Learning to take part in civic life — and discovering its power through the early work of forming More Than Our Crimes while I was incarcerated — transformed how I saw myself.
It became a turning point in my rehabilitation, reshaping not only how I understood the world but where I belonged within it. For the first time, I stopped seeing myself as someone destined to live on the margins of society. I began to see myself as a citizen, someone with an equal voice and a real stake in what happened in my city. Civic engagement gave me the confidence to believe that when I came home, I could help shape what the broader D.C. community would become.
But now, a power that was pivotal to my development — and to the rehabilitation of many others — is on the brink of being taken away due to two bills working their way through Congress: the SAVE (Safeguard American Voter Eligibility) and MEGA (Make Elections Great Again) acts. (Their names represent the very opposite of what these acts would do).

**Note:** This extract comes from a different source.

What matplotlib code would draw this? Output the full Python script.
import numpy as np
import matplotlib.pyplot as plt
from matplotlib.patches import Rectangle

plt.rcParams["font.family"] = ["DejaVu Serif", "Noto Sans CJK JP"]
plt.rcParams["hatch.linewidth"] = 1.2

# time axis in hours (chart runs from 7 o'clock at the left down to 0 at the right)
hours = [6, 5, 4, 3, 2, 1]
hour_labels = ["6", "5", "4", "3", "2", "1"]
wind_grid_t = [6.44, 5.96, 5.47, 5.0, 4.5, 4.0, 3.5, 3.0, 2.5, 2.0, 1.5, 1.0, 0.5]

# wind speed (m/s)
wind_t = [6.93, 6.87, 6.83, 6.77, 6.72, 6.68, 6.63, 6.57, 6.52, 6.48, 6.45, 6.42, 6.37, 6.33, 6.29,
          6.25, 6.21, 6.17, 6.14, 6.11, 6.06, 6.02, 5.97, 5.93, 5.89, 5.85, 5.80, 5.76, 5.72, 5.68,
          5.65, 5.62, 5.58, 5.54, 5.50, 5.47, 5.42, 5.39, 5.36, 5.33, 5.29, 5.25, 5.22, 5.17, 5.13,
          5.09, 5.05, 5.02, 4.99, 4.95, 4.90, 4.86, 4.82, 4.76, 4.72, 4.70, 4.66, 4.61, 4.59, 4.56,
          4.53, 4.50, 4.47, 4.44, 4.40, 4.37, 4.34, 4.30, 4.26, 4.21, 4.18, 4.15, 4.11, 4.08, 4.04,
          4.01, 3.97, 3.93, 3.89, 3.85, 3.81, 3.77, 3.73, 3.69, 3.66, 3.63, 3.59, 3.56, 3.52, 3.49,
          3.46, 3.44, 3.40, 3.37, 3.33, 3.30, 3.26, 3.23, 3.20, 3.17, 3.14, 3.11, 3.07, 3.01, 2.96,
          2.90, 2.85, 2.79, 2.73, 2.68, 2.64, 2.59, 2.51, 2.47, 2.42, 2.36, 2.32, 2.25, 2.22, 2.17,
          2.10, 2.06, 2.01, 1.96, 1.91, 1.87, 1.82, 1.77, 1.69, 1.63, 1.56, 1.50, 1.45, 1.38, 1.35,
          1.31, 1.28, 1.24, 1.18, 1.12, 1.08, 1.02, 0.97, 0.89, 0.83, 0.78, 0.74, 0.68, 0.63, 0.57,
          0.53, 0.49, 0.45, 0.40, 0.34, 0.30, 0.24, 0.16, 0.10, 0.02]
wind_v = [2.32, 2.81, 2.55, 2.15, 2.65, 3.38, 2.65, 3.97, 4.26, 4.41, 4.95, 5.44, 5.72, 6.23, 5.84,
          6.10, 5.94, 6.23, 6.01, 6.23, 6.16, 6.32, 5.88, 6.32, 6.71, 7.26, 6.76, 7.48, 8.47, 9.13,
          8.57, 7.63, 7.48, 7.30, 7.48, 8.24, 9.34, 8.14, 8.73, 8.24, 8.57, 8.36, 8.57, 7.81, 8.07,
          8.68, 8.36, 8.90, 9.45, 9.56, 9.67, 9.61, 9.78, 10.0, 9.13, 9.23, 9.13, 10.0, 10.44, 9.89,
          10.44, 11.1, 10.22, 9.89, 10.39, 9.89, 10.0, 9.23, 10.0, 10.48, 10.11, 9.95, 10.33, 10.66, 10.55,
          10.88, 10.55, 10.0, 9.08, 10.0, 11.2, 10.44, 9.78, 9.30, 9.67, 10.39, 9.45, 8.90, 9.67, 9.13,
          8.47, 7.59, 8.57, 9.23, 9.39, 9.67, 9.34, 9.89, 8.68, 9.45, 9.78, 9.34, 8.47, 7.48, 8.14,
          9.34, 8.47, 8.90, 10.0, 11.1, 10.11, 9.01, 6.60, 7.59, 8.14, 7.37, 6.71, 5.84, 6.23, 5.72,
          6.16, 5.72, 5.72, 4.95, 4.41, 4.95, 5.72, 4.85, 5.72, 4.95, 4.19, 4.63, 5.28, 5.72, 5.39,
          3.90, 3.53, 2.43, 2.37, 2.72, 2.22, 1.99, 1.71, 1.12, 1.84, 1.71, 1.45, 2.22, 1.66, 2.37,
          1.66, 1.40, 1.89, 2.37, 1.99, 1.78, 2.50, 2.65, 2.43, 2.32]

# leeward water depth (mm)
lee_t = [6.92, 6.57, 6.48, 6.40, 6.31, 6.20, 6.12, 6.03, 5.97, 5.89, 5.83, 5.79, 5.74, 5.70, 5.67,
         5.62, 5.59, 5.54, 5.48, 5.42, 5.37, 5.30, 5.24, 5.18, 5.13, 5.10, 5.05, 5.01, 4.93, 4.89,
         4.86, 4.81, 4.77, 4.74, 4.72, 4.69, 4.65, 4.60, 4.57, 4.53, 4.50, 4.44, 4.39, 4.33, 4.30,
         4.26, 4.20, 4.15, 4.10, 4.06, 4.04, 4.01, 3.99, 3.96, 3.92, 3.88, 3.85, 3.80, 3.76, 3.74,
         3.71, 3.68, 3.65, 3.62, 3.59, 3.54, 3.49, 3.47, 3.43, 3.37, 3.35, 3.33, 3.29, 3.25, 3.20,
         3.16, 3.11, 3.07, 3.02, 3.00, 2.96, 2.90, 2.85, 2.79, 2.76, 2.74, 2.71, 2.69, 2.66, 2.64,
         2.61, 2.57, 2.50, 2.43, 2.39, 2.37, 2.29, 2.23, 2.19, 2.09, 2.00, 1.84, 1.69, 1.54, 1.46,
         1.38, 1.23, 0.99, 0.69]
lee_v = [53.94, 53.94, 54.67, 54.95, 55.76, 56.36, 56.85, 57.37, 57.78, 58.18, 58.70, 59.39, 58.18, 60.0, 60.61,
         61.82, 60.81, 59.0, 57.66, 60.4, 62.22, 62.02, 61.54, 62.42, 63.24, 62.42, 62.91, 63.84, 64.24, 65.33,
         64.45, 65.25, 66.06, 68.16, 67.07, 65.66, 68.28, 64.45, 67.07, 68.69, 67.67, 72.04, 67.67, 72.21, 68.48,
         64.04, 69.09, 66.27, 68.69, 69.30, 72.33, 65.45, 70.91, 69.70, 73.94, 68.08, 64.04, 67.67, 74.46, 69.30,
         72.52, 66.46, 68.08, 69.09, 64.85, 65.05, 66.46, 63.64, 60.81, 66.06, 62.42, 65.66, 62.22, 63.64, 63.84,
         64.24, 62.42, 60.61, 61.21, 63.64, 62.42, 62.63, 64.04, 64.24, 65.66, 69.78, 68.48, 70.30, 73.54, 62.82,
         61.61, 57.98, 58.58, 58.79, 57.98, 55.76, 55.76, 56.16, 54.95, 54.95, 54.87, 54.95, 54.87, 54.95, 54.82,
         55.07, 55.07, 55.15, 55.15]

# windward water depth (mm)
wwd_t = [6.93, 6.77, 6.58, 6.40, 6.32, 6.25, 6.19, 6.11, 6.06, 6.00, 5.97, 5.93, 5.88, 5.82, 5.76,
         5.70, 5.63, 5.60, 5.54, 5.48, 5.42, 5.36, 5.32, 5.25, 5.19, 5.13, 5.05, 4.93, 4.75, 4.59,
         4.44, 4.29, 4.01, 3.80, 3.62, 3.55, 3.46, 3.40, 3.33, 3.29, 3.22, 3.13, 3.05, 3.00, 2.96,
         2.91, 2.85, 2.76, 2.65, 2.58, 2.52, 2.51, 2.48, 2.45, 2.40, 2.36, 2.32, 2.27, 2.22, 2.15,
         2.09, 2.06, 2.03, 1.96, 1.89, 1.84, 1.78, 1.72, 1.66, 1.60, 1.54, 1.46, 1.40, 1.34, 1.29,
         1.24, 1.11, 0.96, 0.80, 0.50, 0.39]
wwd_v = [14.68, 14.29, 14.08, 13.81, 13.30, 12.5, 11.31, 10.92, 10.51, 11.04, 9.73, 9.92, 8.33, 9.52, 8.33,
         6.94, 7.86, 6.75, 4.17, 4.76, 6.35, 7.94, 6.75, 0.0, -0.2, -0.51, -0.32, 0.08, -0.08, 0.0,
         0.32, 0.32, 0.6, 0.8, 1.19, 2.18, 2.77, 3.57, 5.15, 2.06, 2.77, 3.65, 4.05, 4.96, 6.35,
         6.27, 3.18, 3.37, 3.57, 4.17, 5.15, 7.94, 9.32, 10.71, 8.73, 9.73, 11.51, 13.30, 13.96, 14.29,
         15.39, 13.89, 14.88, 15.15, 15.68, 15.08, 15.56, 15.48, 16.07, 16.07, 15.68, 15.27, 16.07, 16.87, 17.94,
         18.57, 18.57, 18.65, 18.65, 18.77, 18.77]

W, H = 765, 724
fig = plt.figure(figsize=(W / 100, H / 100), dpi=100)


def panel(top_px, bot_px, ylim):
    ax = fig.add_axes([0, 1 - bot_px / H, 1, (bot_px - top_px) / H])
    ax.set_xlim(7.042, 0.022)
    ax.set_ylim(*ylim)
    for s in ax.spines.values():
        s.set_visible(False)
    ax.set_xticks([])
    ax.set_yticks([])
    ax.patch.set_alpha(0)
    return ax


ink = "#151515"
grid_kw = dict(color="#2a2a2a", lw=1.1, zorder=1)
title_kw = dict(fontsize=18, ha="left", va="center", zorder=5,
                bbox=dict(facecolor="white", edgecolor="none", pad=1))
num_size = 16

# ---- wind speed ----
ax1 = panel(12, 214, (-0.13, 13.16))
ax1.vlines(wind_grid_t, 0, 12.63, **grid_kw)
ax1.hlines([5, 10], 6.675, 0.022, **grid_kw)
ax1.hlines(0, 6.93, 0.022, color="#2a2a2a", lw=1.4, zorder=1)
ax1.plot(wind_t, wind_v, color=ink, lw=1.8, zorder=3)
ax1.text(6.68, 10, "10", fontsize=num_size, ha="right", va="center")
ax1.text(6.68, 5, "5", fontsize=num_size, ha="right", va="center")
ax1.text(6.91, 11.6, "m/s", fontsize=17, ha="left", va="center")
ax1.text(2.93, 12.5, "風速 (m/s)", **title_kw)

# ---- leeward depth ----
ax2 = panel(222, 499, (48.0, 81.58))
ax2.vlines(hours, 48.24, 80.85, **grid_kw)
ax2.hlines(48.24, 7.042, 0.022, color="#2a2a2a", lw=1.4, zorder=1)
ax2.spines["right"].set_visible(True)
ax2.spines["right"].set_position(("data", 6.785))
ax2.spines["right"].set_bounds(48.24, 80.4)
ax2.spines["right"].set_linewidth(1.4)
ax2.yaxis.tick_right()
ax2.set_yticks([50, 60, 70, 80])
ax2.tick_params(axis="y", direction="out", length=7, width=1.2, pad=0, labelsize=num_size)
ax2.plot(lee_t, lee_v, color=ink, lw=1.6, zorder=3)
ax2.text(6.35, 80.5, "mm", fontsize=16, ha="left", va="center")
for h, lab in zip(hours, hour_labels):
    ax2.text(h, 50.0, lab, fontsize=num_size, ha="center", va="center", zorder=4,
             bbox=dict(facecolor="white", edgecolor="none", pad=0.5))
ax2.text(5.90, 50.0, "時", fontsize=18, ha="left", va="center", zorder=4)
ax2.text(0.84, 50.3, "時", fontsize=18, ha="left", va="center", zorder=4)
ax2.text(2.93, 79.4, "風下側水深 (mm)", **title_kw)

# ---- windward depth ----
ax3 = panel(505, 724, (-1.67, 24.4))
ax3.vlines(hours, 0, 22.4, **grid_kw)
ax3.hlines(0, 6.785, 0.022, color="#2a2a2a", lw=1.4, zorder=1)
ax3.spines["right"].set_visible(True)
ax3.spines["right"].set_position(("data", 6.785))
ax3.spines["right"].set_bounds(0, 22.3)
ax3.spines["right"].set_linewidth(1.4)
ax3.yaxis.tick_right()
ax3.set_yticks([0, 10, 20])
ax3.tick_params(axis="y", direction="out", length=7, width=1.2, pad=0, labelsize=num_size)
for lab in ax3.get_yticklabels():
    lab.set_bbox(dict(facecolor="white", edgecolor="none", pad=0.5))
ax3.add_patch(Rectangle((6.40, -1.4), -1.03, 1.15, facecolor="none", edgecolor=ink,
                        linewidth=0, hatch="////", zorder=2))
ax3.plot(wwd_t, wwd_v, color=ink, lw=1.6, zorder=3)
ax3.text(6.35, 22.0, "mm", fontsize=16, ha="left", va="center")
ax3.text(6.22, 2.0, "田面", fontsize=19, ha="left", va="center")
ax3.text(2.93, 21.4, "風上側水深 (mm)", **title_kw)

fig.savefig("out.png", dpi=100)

The SAVE Act would require proof of citizenship to be presented in person to register to vote — an impossible standard for incarcerated individuals who cannot leave prison. In addition, the only form of ID we have is from the Bureau of Prisons. Would that suffice? Given President Donald Trump’s clear desire to make it more difficult for marginalized people to vote, I doubt it. The MEGA Act would require the same identification to cast a ballot, along with many other restrictions and changes to the voting process, especially vote-by-mail.

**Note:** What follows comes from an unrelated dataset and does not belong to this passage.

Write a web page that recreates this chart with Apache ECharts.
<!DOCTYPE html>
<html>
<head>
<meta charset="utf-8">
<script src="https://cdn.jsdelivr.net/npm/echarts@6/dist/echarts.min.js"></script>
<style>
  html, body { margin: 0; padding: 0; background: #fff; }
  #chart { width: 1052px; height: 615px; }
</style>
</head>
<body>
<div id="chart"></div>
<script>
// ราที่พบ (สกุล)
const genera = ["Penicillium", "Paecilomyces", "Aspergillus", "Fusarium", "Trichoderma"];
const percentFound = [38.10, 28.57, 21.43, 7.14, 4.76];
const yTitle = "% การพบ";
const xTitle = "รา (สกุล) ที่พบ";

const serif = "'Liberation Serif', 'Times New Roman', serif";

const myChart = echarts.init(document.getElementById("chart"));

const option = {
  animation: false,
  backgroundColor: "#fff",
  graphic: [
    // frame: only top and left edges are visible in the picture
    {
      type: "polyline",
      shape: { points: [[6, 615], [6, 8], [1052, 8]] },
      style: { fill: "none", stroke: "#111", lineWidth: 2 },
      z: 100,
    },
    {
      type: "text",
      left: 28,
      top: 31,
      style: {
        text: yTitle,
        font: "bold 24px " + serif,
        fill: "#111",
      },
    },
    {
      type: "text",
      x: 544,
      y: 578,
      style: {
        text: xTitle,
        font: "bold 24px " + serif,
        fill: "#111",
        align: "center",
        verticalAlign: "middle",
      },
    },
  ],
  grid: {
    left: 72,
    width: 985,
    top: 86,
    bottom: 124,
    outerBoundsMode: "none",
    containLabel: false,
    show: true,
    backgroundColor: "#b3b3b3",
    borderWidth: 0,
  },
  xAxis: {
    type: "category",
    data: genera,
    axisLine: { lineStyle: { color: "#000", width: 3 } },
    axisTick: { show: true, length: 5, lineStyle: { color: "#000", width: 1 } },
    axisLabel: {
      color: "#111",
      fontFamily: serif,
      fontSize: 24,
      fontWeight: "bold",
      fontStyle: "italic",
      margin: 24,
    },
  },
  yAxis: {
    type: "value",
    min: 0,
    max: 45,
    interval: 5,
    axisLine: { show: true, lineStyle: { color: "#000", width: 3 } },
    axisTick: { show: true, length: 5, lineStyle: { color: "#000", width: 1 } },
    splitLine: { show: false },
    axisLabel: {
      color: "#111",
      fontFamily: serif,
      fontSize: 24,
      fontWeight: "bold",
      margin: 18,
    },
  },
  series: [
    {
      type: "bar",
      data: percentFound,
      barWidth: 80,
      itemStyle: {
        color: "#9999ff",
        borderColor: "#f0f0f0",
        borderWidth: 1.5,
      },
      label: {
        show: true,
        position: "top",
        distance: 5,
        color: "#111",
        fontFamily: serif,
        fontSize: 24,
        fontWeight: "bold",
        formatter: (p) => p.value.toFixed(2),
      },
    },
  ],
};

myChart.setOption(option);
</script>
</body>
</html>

Together, these bills would functionally eliminate the ability of incarcerated D.C. residents to participate in the democratic process — despite the 2020 law that explicitly grants them that right.

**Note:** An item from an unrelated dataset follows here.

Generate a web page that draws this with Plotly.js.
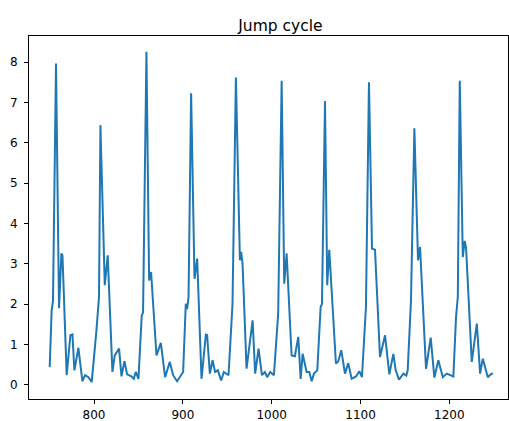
<!DOCTYPE html>
<html>
<head>
<meta charset="utf-8">
<script src="https://cdn.plot.ly/plotly-3.0.1.min.js"></script>
<style>html,body{margin:0;padding:0;background:#fff;}#chart{width:509px;height:421px;}</style>
</head>
<body>
<div id="chart"></div>
<script>
// Frame index (x) and value (y)
var frameIndex = [
  750.1, 752.3, 753.8, 757.2, 760.6, 763.3, 764.5, 769.2, 773.4, 775.7, 777.9, 782.4, 786.9, 789.9, 793.7, 797.4,
  802.7, 805.6, 807.2, 812.1, 815.4, 820.7, 823.3, 828.2, 830.9, 834.3, 837.2, 842.1, 844.7, 847.0, 850.0,
  853.7, 855.2, 859.0, 862.0, 864.2, 870.3, 875.2, 880.0, 885.3, 889.0, 893.5, 900.3,
  903.3, 904.8, 906.4, 909.3, 913.1, 916.1, 921.0, 925.9, 927.3, 930.4, 933.4, 936.3, 939.4, 943.1, 946.1, 951.4,
  955.9, 959.7, 964.2, 965.6, 967.2, 971.7, 974.0, 978.5, 981.4, 985.2, 989.0, 992.3, 994.9, 998.3, 1002.5,
  1007.3, 1011.2, 1014.1, 1016.8, 1022.4, 1026.1, 1029.9, 1032.6, 1034.8, 1039.3, 1042.3, 1045.0, 1047.6, 1051.3,
  1055.1, 1056.6, 1060.0, 1062.5, 1064.8, 1072.3, 1074.9, 1078.3, 1082.5, 1086.2, 1090.0, 1094.9, 1098.6, 1101.6,
  1106.1, 1109.5, 1112.9, 1116.3, 1121.9, 1127.6, 1132.4, 1136.9, 1139.6, 1143.3, 1148.2, 1151.5, 1153.1,
  1156.8, 1160.6, 1164.7, 1167.0, 1173.7, 1179.0, 1183.1, 1187.6, 1192.6, 1197.1, 1204.5,
  1207.5, 1209.5, 1211.7, 1215.1, 1217.3, 1218.8, 1225.2, 1230.9, 1234.6, 1237.6, 1243.3, 1245.9, 1248.9
];
var jumpValue = [
  0.44, 1.85, 2.08, 7.97, 1.90, 3.26, 3.20, 0.24, 1.23, 1.25, 0.36, 0.92, 0.09, 0.24, 0.19, 0.07,
  1.35, 2.18, 6.44, 2.47, 3.21, 0.32, 0.73, 0.90, 0.21, 0.59, 0.26, 0.21, 0.15, 0.32, 0.15,
  1.72, 1.80, 8.26, 2.59, 2.80, 0.73, 1.04, 0.19, 0.57, 0.24, 0.09, 0.32,
  2.01, 1.88, 2.18, 7.23, 2.63, 3.13, 0.15, 1.25, 1.24, 0.28, 0.61, 0.32, 0.36, 0.11, 0.32, 0.24,
  2.01, 7.62, 3.09, 3.30, 3.00, 0.40, 0.81, 1.60, 0.28, 0.90, 0.24, 0.32, 0.19, 0.32, 0.24,
  1.77, 7.54, 2.51, 3.26, 0.73, 0.71, 1.19, 0.15, 0.77, 0.32, 0.32, 0.09, 0.28, 0.36,
  1.93, 2.01, 7.04, 2.47, 3.35, 0.53, 0.58, 0.86, 0.28, 0.54, 0.15, 0.21, 0.34, 0.19,
  1.93, 7.50, 3.38, 3.35, 0.69, 1.23, 0.26, 0.77, 0.36, 0.13, 0.28, 0.23, 0.36,
  2.10, 6.36, 3.09, 3.42, 0.40, 1.17, 0.18, 0.61, 0.19, 0.28, 0.21,
  1.68, 2.18, 7.54, 3.17, 3.57, 3.40, 0.57, 1.52, 0.28, 0.65, 0.19, 0.25, 0.29
];
var xTicks = [800, 900, 1000, 1100, 1200];
var yTicks = [0, 1, 2, 3, 4, 5, 6, 7, 8];

var trace = {
  x: frameIndex,
  y: jumpValue,
  type: 'scatter',
  mode: 'lines',
  line: {color: '#1f77b4', width: 2},
  hoverinfo: 'skip'
};

var axisCommon = {
  showgrid: false,
  zeroline: false,
  showline: true,
  mirror: true,
  linecolor: '#000',
  linewidth: 1,
  ticks: 'outside',
  ticklen: 4,
  tickwidth: 1,
  tickcolor: '#000',
  tickfont: {family: 'DejaVu Sans', size: 12, color: '#000'}
};

var layout = {
  width: 509,
  height: 421,
  margin: {l: 29, r: 1, t: 36, b: 22, pad: 0},
  paper_bgcolor: '#fff',
  plot_bgcolor: '#fff',
  showlegend: false,
  title: {
    text: 'Jump cycle',
    font: {family: 'DejaVu Sans', size: 15.5, color: '#000'},
    x: 0.525, xref: 'paper', xanchor: 'center',
    y: 1, yref: 'paper', yanchor: 'bottom',
    pad: {b: 5}
  },
  xaxis: Object.assign({}, axisCommon, {
    range: [726.8, 1266],
    tickvals: xTicks,
    ticktext: xTicks.map(String),
    ticklabelstandoff: 1
  }),
  yaxis: Object.assign({}, axisCommon, {
    range: [-0.35, 8.65],
    tickvals: yTicks,
    ticktext: yTicks.map(String),
    ticklabelstandoff: 4
  })
};

Plotly.newPlot('chart', [trace], layout, {displayModeBar: false, staticPlot: true});
</script>
</body>
</html>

For incarcerated D.C. residents, the ability to vote is not symbolic. Because the District has no prison system of its own, D.C. residents are housed in federal prisons across the country, often hundreds or thousands of miles from home. Voting (which is by necessity done by mail) is one of the last remaining connections we have to our community. It reinforces that we still belong, still matter, and will return not just as formerly incarcerated residents, but as engaged citizens.
Through the work of More Than Our Crimes, we have seen firsthand what happens when incarcerated people understand their civic power. Men who once believed politics had nothing to do with them study the candidates. They debate city council decisions in recreation yards. They follow legislation impacting sentencing reform, housing access and reentry services. That shift in mindset — from disconnection to becoming someone with a voice — strengthens rehabilitation. It builds confidence. It fosters long-term thinking. It reduces the sense of alienation that too often fuels recidivism.
This is not just about ballots. It is about what citizenship means. How is it productive to tell incarcerated people to prepare to reenter society as responsible citizens while simultaneously stripping them of the most fundamental act of citizenship?
For many people in prison, voting is the moment we stop seeing ourselves as outcasts and start viewing ourselves as stakeholders in our city’s and country’s future. Taking that away does not strengthen democracy. It weakens the very reintegration society claims to support.